# Технологии и коммуникации > Софт. Железо > Железо >  В продаже появилась новая игровая мышь  SVEN GX-990 Gaming

## Labs

Компания SVEN представляет новую оптическую игровую мышь GX-990 Gaming.

Стильная новинка от SVEN обеспечивает высокий комфорт игрового процесса: мышь работает четко и точно. Утяжеленная конструкция корпуса обеспечивает плавный ход мыши. Устройство оснащено кнопками навигации «вперед» и «назад», кнопкой тройного клика и кнопками переключения разрешения на 1000/1500/2000/2500 dpi. Расширить возможности мыши можно с помощью поставляемого в комплекте специального программного обеспечения: пользователь  по своему вкусу может настроить макросы, отрегулировать чувствительность кнопок, изменить частоту опроса USB-порта, изменить разрешение и внести массу других полезных улучшений. Все настройки сохраняются во внутренней памяти мыши -  GX-990 Gaming помнит все о пристрастиях своего владельца.

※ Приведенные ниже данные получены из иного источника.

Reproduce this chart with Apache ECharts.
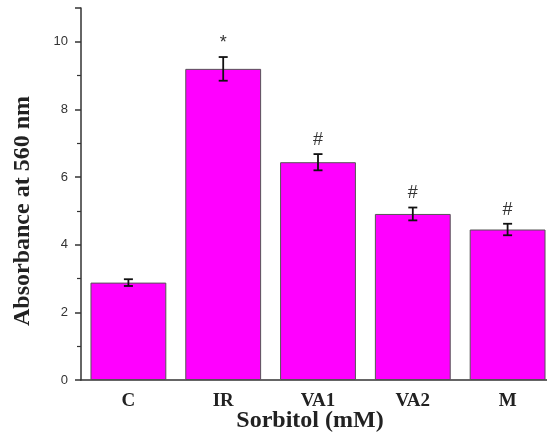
<!DOCTYPE html>
<html>
<head>
<meta charset="utf-8">
<script src="https://cdn.jsdelivr.net/npm/echarts@6/dist/echarts.min.js"></script>
<style>
  html, body { margin: 0; padding: 0; background: #fff; }
  #main { width: 547px; height: 434px; }
</style>
</head>
<body>
<div id="main"></div>
<script>
const groups = ["C", "IR", "VA1", "VA2", "M"];
const absorbance = [2.88, 9.2, 6.44, 4.91, 4.45];
const errors = [0.1, 0.35, 0.24, 0.19, 0.17];
const marks = ["", "*", "#", "#", "#"];

const chart = echarts.init(document.getElementById("main"));

const serif = "'Liberation Serif', 'DejaVu Serif', serif";

const option = {
  animation: false,
  grid: { left: 81, top: 8, width: 474, height: 372, containLabel: false, outerBoundsMode: "none" },
  xAxis: [
    {
      type: "category",
      data: groups,
      name: "Sorbitol (mM)",
      nameLocation: "middle",
      nameGap: 29,
      nameMoveOverlap: false,
      nameTextStyle: { fontFamily: serif, fontWeight: "bold", fontSize: 24, color: "#222", padding: [0, 16, 0, 0] },
      axisLine: { lineStyle: { color: "#333", width: 1.5 } },
      axisTick: { alignWithLabel: true, length: 6, lineStyle: { color: "#333", width: 1.5 } },
      axisLabel: { margin: 12, fontFamily: serif, fontWeight: "bold", fontSize: 19, color: "#222" },
    },
    {
      // small ticks between the groups
      type: "category",
      data: groups,
      position: "bottom",
      axisLine: { show: false },
      axisTick: { length: 4, lineStyle: { color: "#333", width: 1.2 } },
      axisLabel: { show: false },
    },
  ],
  yAxis: {
    type: "value",
    min: 0,
    max: 11,
    interval: 2,
    name: "Absorbance at 560 nm",
    nameLocation: "middle",
    nameGap: 46,
    nameMoveOverlap: false,
    nameTextStyle: { fontFamily: serif, fontWeight: "bold", fontSize: 24, color: "#222", padding: [0, 34, 0, 0] },
    splitLine: { show: false },
    axisLine: { show: true, lineStyle: { color: "#333", width: 1.5 } },
    axisTick: { show: true, length: 6, lineStyle: { color: "#333", width: 1.5 } },
    minorTick: { show: true, splitNumber: 2, length: 4, lineStyle: { color: "#333", width: 1.2 } },
    axisLabel: {
      margin: 13,
      fontFamily: "'Liberation Sans', Arial, sans-serif",
      fontSize: 13,
      color: "#333",
      formatter: (v) => (v % 2 === 0 && v <= 10 ? String(v) : ""),
    },
  },
  series: [
    {
      type: "bar",
      data: absorbance,
      barCategoryGap: "20%",
      itemStyle: { color: "#ff00ff", borderColor: "#555", borderWidth: 1 },
    },
    {
      type: "custom",
      data: groups.map((g, i) => [i, absorbance[i] - errors[i], absorbance[i] + errors[i]]),
      z: 10,
      renderItem: (params, api) => {
        const lo = api.coord([api.value(0), api.value(1)]);
        const hi = api.coord([api.value(0), api.value(2)]);
        const cap = 4.5;
        const style = { stroke: "#111", lineWidth: 1.8, fill: null };
        const children = [
          { type: "line", shape: { x1: hi[0], y1: hi[1], x2: lo[0], y2: lo[1] }, style },
          { type: "line", shape: { x1: hi[0] - cap, y1: hi[1], x2: hi[0] + cap, y2: hi[1] }, style },
          { type: "line", shape: { x1: lo[0] - cap, y1: lo[1], x2: lo[0] + cap, y2: lo[1] }, style },
        ];
        const m = marks[params.dataIndex];
        if (m) {
          children.push({
            type: "text",
            style: {
              text: m,
              x: hi[0],
              y: hi[1] - 5,
              align: "center",
              verticalAlign: "bottom",
              fontFamily: "'Liberation Sans', Arial, sans-serif",
              fontSize: 18,
              fill: "#333",
            },
          });
        }
        return { type: "group", children };
      },
    },
  ],
};

chart.setOption(option);
</script>
</body>
</html>
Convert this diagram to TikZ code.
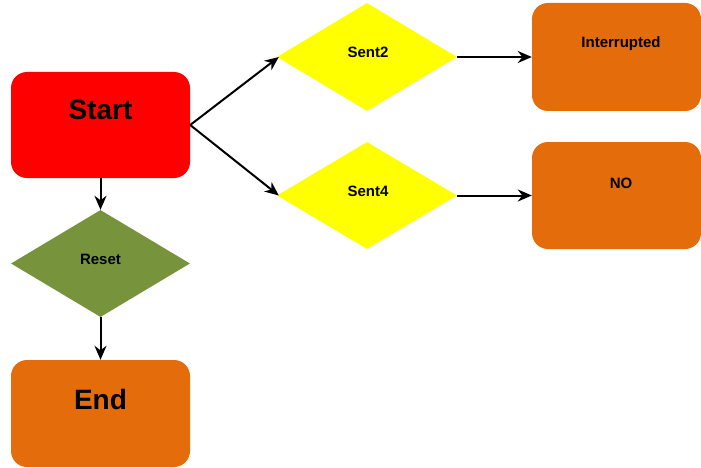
\documentclass[tikz,border=0pt]{standalone}
\usepackage{fontspec}
\setmainfont{Liberation Sans}
\usetikzlibrary{shapes.geometric,arrows.meta}
\definecolor{startred}{HTML}{FF0000}
\definecolor{olive}{HTML}{77933C}
\definecolor{orangebox}{HTML}{E46C0A}
\definecolor{yel}{HTML}{FFFF00}
\tikzset{
  box/.style={rectangle, rounded corners=16pt, draw=none, inner sep=0pt},
  dia/.style={diamond, draw=none, inner sep=0pt, minimum width=180pt, minimum height=108pt},
  bigtxt/.style={anchor=base, inner sep=0pt, font=\fontsize{28}{30}\selectfont\bfseries},
  smalltxt/.style={anchor=base, inner sep=0pt, font=\fontsize{15}{17}\selectfont\bfseries},
  conn/.style={line width=2pt, -{Stealth[length=14pt,width=12pt,inset=4.5pt]}}
}
\begin{document}
\begin{tikzpicture}[x=1pt,y=-1pt]
\useasboundingbox (0,0) rectangle (701,468);
% boxes
\node[box, fill=startred, minimum width=179pt, minimum height=106pt] (start) at (100.5,125) {};
\node[dia, fill=olive, minimum width=179pt, minimum height=107pt] (reset) at (100.5,263.5) {};
\node[box, fill=orangebox, minimum width=179pt, minimum height=107pt] (end) at (100.5,413.5) {};
\node[dia, fill=yel] (sent2) at (367,57) {};
\node[dia, fill=yel, minimum height=107pt] (sent4) at (367,195.5) {};
\node[box, fill=orangebox, minimum width=169pt, minimum height=108pt] (intr) at (616.5,57) {};
\node[box, fill=orangebox, minimum width=169pt, minimum height=107pt] (no) at (616.5,195.5) {};
% texts
\node[bigtxt] (startT) at (100.5,120) {Start};
\node[bigtxt] (endT) at (100.5,409) {End};
\node[smalltxt] (resetT) at (100.5,264) {Reset};
\node[smalltxt] (sent2T) at (368,58) {Sent2};
\node[smalltxt] (sent4T) at (368,196.5) {Sent4};
\node[smalltxt] (intrT) at (621,48) {Interrupted};
\node[smalltxt] (noT) at (621,188) {NO};
% connectors
\draw[conn] (start.east) -- ([xshift=2pt]sent2.west);
\draw[conn] (start.east) -- ([xshift=2pt]sent4.west);
\draw[conn] (sent2.east) -- (intr.west);
\draw[conn] (sent4.east) -- (no.west);
\draw[conn] (start.south) -- (reset.north);
\draw[conn] (reset.south) -- (end.north);
\end{tikzpicture}
\end{document}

Корпус мыши SVEN GX-990 Gaming выдержан в современной геймерской стилистике. Он имеет покрытие Soft Touch, обеспечивающее приятные тактильные ощущения и удобство в использовании. Прочный и надежный провод мыши имеет тканевую оплетку – он прослужит долго даже у самых азартных игроков. Яркий образ модели дополняет встроенная подсветка 8 разных цветов – здесь есть из чего выбирать.


• Стильный игровой дизайн
• Кнопки навигации «вперед» и «назад»
• Утяжелённая конструкция
• Кнопка тройного клика
• Кнопки переключения разрешения 1000/1500/2000/2500 dpi
• ПО для дополнительных настроек
• Изменяемая подсветка 
• Покрытие Soft Touch


Технические характеристики:


Количество кнопок, шт:	7+1
Интерфейс: USB
Разрешающая способность, dpi:	1000/1500/2000/2500 dpi
Колесо прокрутки: есть
Упаковка: Коробка с блистером
Масса, г: 124

----------